Now that spirit lives on in a community-run café, Our Yard at Clitterhouse Farm, workshop and garden space, designed with friends from Central Saint Martins. It’s organic and evolving. That’s the model that unlocked the site’s identity, long before any masterplan arrived.

So when we heard the presentation about the high street typologies, Gort Scott’s very carefully studied, well considered study that draws learnings and guidelines from real high streets in London. I couldn’t help but wonder: what if the high street wasn’t just designed for the community, but by them? If the most vibrant, loved part of Brent Cross so far grew from a shed and a market stall, shouldn’t that be the blueprint for the town’s commercial core?

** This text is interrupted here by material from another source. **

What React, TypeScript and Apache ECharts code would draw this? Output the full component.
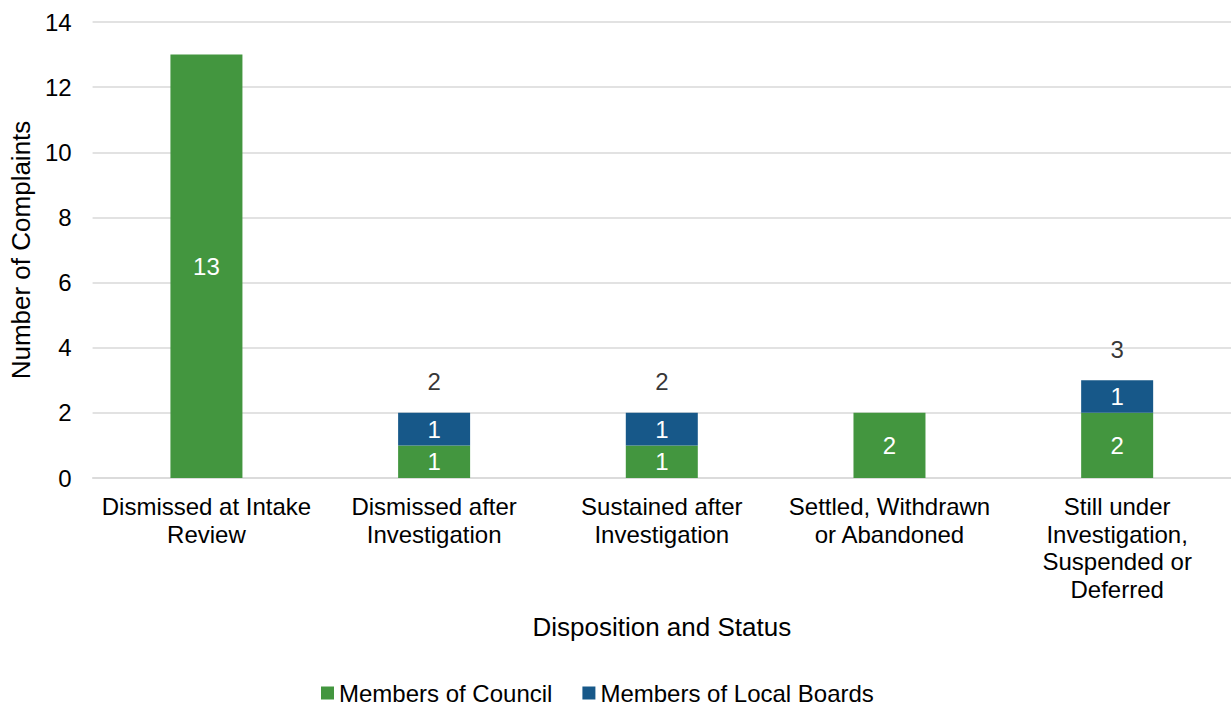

What if the high street was a lived-in layer of community energy, slow-grown, shaped by need and imagination? We talk a lot about retail ecosystems, but this one’s already alive. It started with 12 people and a shed. And how does the public realm reflect those different typologies and the community?

Meanwhile uses have played a big part, too, sports, arts, screenings, half-term activities. These weren’t afterthoughts, but the first building blocks of place. It was refreshing to hear how Manchester University worked with the team to study social value and wellbeing from the very beginning, creating a baseline before the design. Not just observing people, but inviting them in to shape what followed.

There’s more to come. Co-living, housing diversity, cultural programming. But walking Brent Cross reminded me that regeneration doesn’t start when the cranes arrive. It starts the moment someone looks at a patch of grass, or a broken bit of asphalt, and says: let’s do something here.